The first detection of gravitational redshift came in 1959 after scientists detected it occurring in gamma-ray light emanating from an Earth-based lab. Previous to 2011, it also was found in the sun and in nearby white dwarfs, or the dead stars that remain after sun-sized stars cease nuclear fusion late in their lives.
HOW DOES REDSHIFT HELP ASTRONOMERS?
Redshift helps astronomers compare the distances of faraway objects. In 2011, scientists announced they had seen the farthest object ever seen — a gamma-ray burst called GRB 090429B, which emanated from an exploding star. At the time, scientists estimated the explosion took place 13.14 billion years ago. By comparison, the Big Bang took place 13.8 billion years ago.
The farthest known galaxy is GN-z11. In 2016, the Hubble Space Telescope determined it existed just a few hundred million years after the Big Bang. Scientists measured the redshift of GN-z11 to see how much its light had been affected by the expansion of the universe. GN-z11's redshift was 11.1, much higher than the next-highest redshift of 8.68 measured from galaxy EGSY8p7
Scientists can use redshift to measure how the universe is structured on a large scale. One example of this is the Hercules-Corona Borealis Great Wall; light takes about 10 billion years to go across the structure. The Sloan Digital Sky Survey is an ongoing redshift project that is trying to measure the redshifts of several million objects. The first redshift survey was the CfA RedShift Survey, which completed its first data collection in 1982.

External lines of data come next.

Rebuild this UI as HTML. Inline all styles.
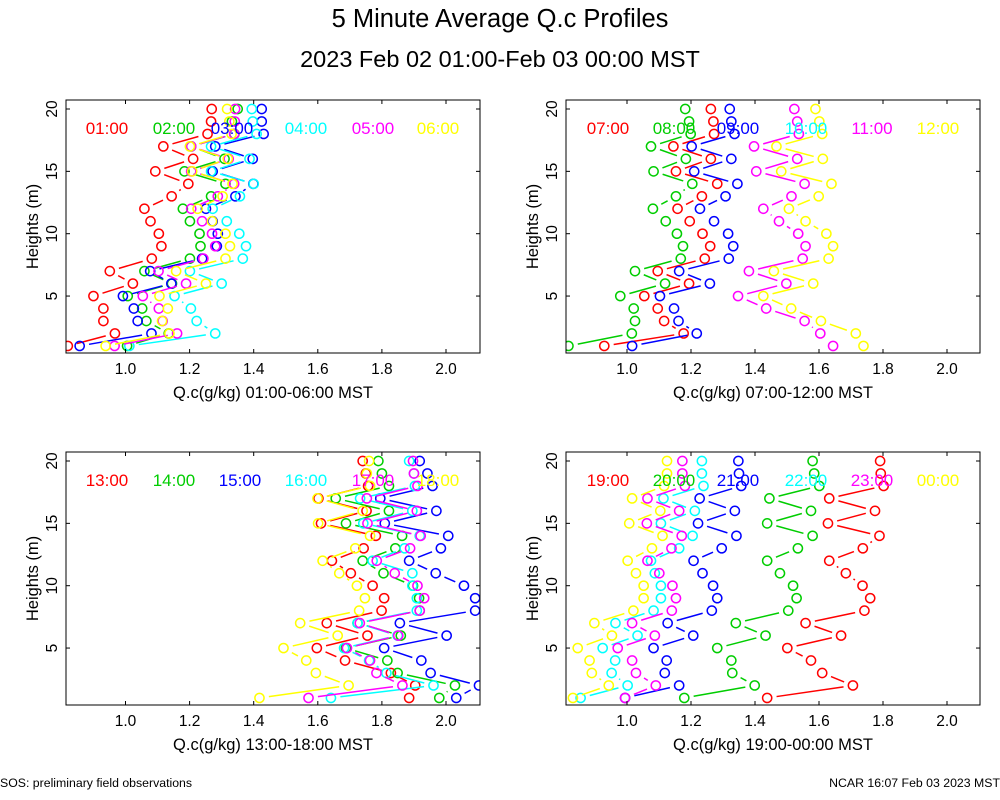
<!DOCTYPE html>
<html><head><meta charset="utf-8"><style>
body{margin:0;background:#fff;}
svg{display:block;font-family:"Liberation Sans",sans-serif;}
</style></head><body>
<svg id="chart" width="1000" height="800" viewBox="0 0 1000 800">
<text x="500" y="27" text-anchor="middle" font-size="25.5">5 Minute Average Q.c Profiles</text>
<text x="500" y="67" text-anchor="middle" font-size="23.5">2023 Feb 02 01:00-Feb 03 00:00 MST</text>
<text x="0" y="787" font-size="12.3">SOS: preliminary field observations</text>
<text x="1000" y="787" font-size="12.3" text-anchor="end">NCAR 16:07 Feb 03 2023 MST</text>
</svg>
<script>
const heights=[20,19,18,17,16,15,14,13,12,11,10,9,8,7,6,5,4,3,2,1];
const xTicks=[1.0,1.2,1.4,1.6,1.8,2.0];
const yTicks=[5,10,15,20];
const colors=["#ff0000","#00cd00","#0000ff","#00ffff","#ff00ff","#ffff00"];
const p1Labels=["01:00","02:00","03:00","04:00","05:00","06:00"];
const p2Labels=["07:00","08:00","09:00","10:00","11:00","12:00"];
const p3Labels=["13:00","14:00","15:00","16:00","17:00","18:00"];
const p4Labels=["19:00","20:00","21:00","22:00","23:00","00:00"];
const p1Red=[1.269,1.267,1.256,1.118,1.211,1.093,1.196,1.144,1.059,1.078,1.104,1.112,1.082,0.951,1.023,0.900,0.931,0.931,0.967,0.820];
const p1Green=[1.350,1.332,1.340,1.205,1.309,1.184,1.312,1.267,1.179,1.201,1.231,1.234,1.201,1.059,1.145,1.007,1.052,1.065,1.135,1.005];
const p1Blue=[1.425,1.425,1.431,1.280,1.397,1.272,1.399,1.343,1.251,1.272,1.288,1.285,1.239,1.077,1.143,0.992,1.026,1.038,1.081,0.857];
const p1Cyan=[1.394,1.397,1.409,1.267,1.387,1.267,1.400,1.357,1.272,1.316,1.355,1.376,1.366,1.201,1.300,1.153,1.204,1.222,1.280,1.012];
const p1Magenta=[1.342,1.341,1.339,1.205,1.322,1.205,1.339,1.288,1.205,1.239,1.270,1.280,1.243,1.103,1.189,1.054,1.104,1.116,1.161,0.966];
const p1Yellow=[1.317,1.324,1.331,1.201,1.319,1.208,1.334,1.303,1.225,1.270,1.312,1.326,1.312,1.158,1.251,1.106,1.132,1.114,1.137,0.938];
const p2Red=[1.262,1.270,1.272,1.145,1.262,1.153,1.282,1.234,1.158,1.196,1.236,1.260,1.243,1.096,1.194,1.054,1.096,1.116,1.177,0.929];
const p2Green=[1.182,1.194,1.199,1.075,1.184,1.083,1.204,1.153,1.081,1.121,1.156,1.175,1.168,1.025,1.119,0.979,1.021,1.025,1.015,0.817];
const p2Blue=[1.321,1.326,1.336,1.202,1.326,1.210,1.345,1.308,1.228,1.272,1.316,1.332,1.318,1.163,1.259,1.103,1.147,1.161,1.218,1.016];
const p2Cyan=[];
const p2Magenta=[1.523,1.532,1.537,1.397,1.532,1.404,1.555,1.514,1.426,1.475,1.535,1.558,1.549,1.381,1.498,1.347,1.435,1.555,1.604,1.644];
const p2Yellow=[1.589,1.601,1.610,1.467,1.612,1.482,1.639,1.599,1.506,1.558,1.623,1.644,1.630,1.459,1.582,1.426,1.513,1.606,1.715,1.739];
const p3Red=[1.740,1.750,1.757,1.602,1.752,1.610,1.781,1.743,1.644,1.703,1.771,1.807,1.799,1.628,1.755,1.597,1.685,1.828,1.904,1.885];
const p3Green=[1.789,1.800,1.822,1.656,1.822,1.688,1.863,1.842,1.740,1.805,1.897,1.916,1.918,1.724,1.859,1.688,1.817,1.849,2.028,1.979];
const p3Blue=[1.918,1.942,1.958,1.795,1.970,1.809,2.007,1.984,1.885,1.968,2.056,2.091,2.091,1.856,2.002,1.807,1.923,1.952,2.103,2.032];
const p3Cyan=[1.885,1.900,1.903,1.732,1.895,1.742,1.918,1.871,1.771,1.895,1.895,1.909,1.909,1.724,1.849,1.682,1.760,1.814,1.961,1.641];
const p3Magenta=[1.897,1.900,1.911,1.753,1.909,1.755,1.921,1.888,1.784,1.840,1.911,1.932,1.918,1.731,1.851,1.691,1.763,1.783,1.864,1.571];
const p3Yellow=[1.760,1.753,1.763,1.599,1.740,1.601,1.763,1.717,1.615,1.667,1.722,1.747,1.729,1.545,1.662,1.493,1.564,1.594,1.696,1.418];
const p4Red=[1.791,1.793,1.802,1.632,1.775,1.628,1.789,1.737,1.632,1.684,1.736,1.760,1.742,1.558,1.669,1.501,1.575,1.610,1.706,1.438];
const p4Green=[1.580,1.585,1.601,1.445,1.575,1.438,1.580,1.534,1.438,1.478,1.519,1.530,1.504,1.340,1.433,1.282,1.326,1.329,1.399,1.179];
const p4Blue=[1.348,1.350,1.357,1.227,1.337,1.222,1.342,1.296,1.208,1.236,1.269,1.282,1.265,1.127,1.207,1.083,1.124,1.118,1.163,0.994];
const p4Cyan=[1.234,1.234,1.239,1.114,1.212,1.106,1.205,1.163,1.075,1.087,1.106,1.106,1.083,0.964,1.033,0.924,0.963,0.952,1.002,0.855];
const p4Magenta=[1.173,1.173,1.181,1.064,1.163,1.062,1.171,1.139,1.064,1.101,1.142,1.153,1.140,1.016,1.087,0.971,1.016,1.028,1.090,0.994];
const p4Yellow=[1.125,1.125,1.116,1.016,1.104,1.007,1.111,1.078,1.002,1.028,1.052,1.052,1.020,0.898,0.953,0.846,0.883,0.890,0.943,0.831];

const NS="http://www.w3.org/2000/svg";
const svg=document.getElementById('chart');
function mk(tag,attrs,parent){const e=document.createElementNS(NS,tag);for(const k in attrs)e.setAttribute(k,attrs[k]);(parent||svg).appendChild(e);return e;}

const panels=[
 {id:"p1",x0:66,x1:480,y0:100,y1:353,one:125.5,unit:320.5,top:109,title:"Q.c(g/kg) 01:00-06:00 MST",labels:p1Labels,series:[p1Red,p1Green,p1Blue,p1Cyan,p1Magenta,p1Yellow],lx:[107,174,232,306,373,438]},
 {id:"p2",x0:566,x1:980,y0:100,y1:353,one:627,unit:320,top:109,title:"Q.c(g/kg) 07:00-12:00 MST",labels:p2Labels,series:[p2Red,p2Green,p2Blue,p2Cyan,p2Magenta,p2Yellow],lx:[608,674,738,806,872,938]},
 {id:"p3",x0:66,x1:480,y0:452,y1:705,one:125.5,unit:320.5,top:461,title:"Q.c(g/kg) 13:00-18:00 MST",labels:p3Labels,series:[p3Red,p3Green,p3Blue,p3Cyan,p3Magenta,p3Yellow],lx:[107,174,240,306,373,438]},
 {id:"p4",x0:566,x1:980,y0:452,y1:705,one:627,unit:320,top:461,title:"Q.c(g/kg) 19:00-00:00 MST",labels:p4Labels,series:[p4Red,p4Green,p4Blue,p4Cyan,p4Magenta,p4Yellow],lx:[608,674,738,806,872,938]}
];
const rowH=12.47;
panels.forEach((P,pi)=>{
  const g=mk('g',{});
  
  
  const xs=v=>P.one+(v-1)*P.unit;
  const ys=h=>P.top+(20-h)*rowH;
  const clip=mk('clipPath',{id:'clip'+P.id},g);
  mk('rect',{x:P.x0,y:P.y0,width:P.x1-P.x0,height:P.y1-P.y0},clip);
  P.series.forEach((arr,si)=>{
    const sg=mk('g',{'clip-path':'url(#clip'+P.id+')',stroke:colors[si],fill:'none','stroke-width':1.5},g);
    
    
    const pts=arr.map((v,i)=>[xs(v),ys(heights[i])]);
    const gap=9.5;
    for(let i=0;i<pts.length-1;i++){
      const [ax,ay]=pts[i],[bx,by]=pts[i+1];
      const dx=bx-ax,dy=by-ay,L=Math.hypot(dx,dy);
      if(L>2*gap+1){const ux=dx/L,uy=dy/L;
        const ln=mk('line',{x1:ax+ux*gap,y1:ay+uy*gap,x2:bx-ux*gap,y2:by-uy*gap},sg);
        
        }
    }
    pts.forEach(p=>{const c=mk('circle',{cx:p[0],cy:p[1],r:4.6},sg);
      
      });
  });
  const box=mk('rect',{x:P.x0,y:P.y0,width:P.x1-P.x0,height:P.y1-P.y0,fill:'none',stroke:'#000','stroke-width':1},g);
  
  
  xTicks.forEach(t=>{const x=xs(t);
    mk('line',{x1:x,y1:P.y1,x2:x,y2:P.y1-4,stroke:'#000'},g);
    mk('line',{x1:x,y1:P.y0,x2:x,y2:P.y0+4,stroke:'#000'},g);
    const tx=mk('text',{x:x,y:P.y1+21,'text-anchor':'middle','font-size':15.5},g);
    tx.textContent=t.toFixed(1);
    
    });
  yTicks.forEach(t=>{const y=ys(t);
    mk('line',{x1:P.x0,y1:y,x2:P.x0+4,y2:y,stroke:'#000'},g);
    mk('line',{x1:P.x1,y1:y,x2:P.x1-4,y2:y,stroke:'#000'},g);
    const tx=mk('text',{x:0,y:0,'text-anchor':'middle','font-size':15.5,transform:'translate('+(P.x0-9)+','+y+') rotate(-90)'},g);
    tx.textContent=t;
    
    });
  const xt=mk('text',{x:(P.x0+P.x1)/2,y:P.y1+45,'text-anchor':'middle','font-size':16.5},g);
  xt.textContent=P.title;
  
  
  const yt=mk('text',{x:0,y:0,'text-anchor':'middle','font-size':16.5,transform:'translate('+(P.x0-28)+','+((P.y0+P.y1)/2)+') rotate(-90)'},g);
  yt.textContent='Heights (m)';
  
  
  P.labels.forEach((l,i)=>{const t=mk('text',{x:P.lx[i],y:P.y0+34,'text-anchor':'middle','font-size':17,fill:colors[i]},g);
    t.textContent=l;
    
    });
});
</script>
</body></html>
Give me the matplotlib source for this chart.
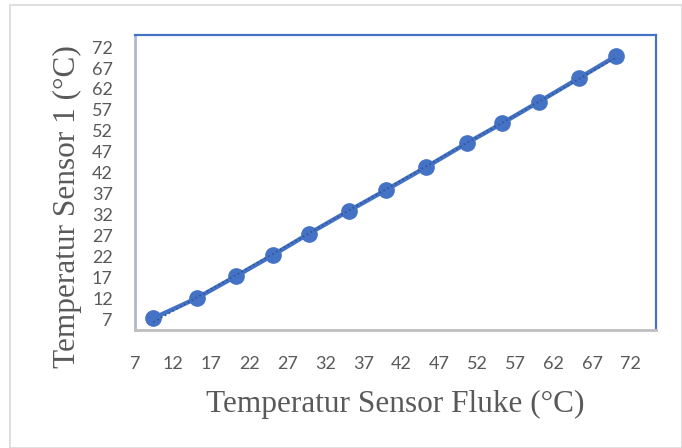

One emerging field of research concerns how to extract redshift information from gravitational waves, which are disturbances in space-time that happen when a massive body is accelerated or disturbed. (Einstein first suggested the existence of gravitational waves in 1916, and the Laser Interferometer Gravitational-Wave Observatory (LIGO) first detected them directly in 2016). Because gravitational waves carry a signal that shows their redshifted mass, extracting the redshift from that requires some calculation and estimation, according to a 2014 article in the peer-reviewed journal Physical Review X.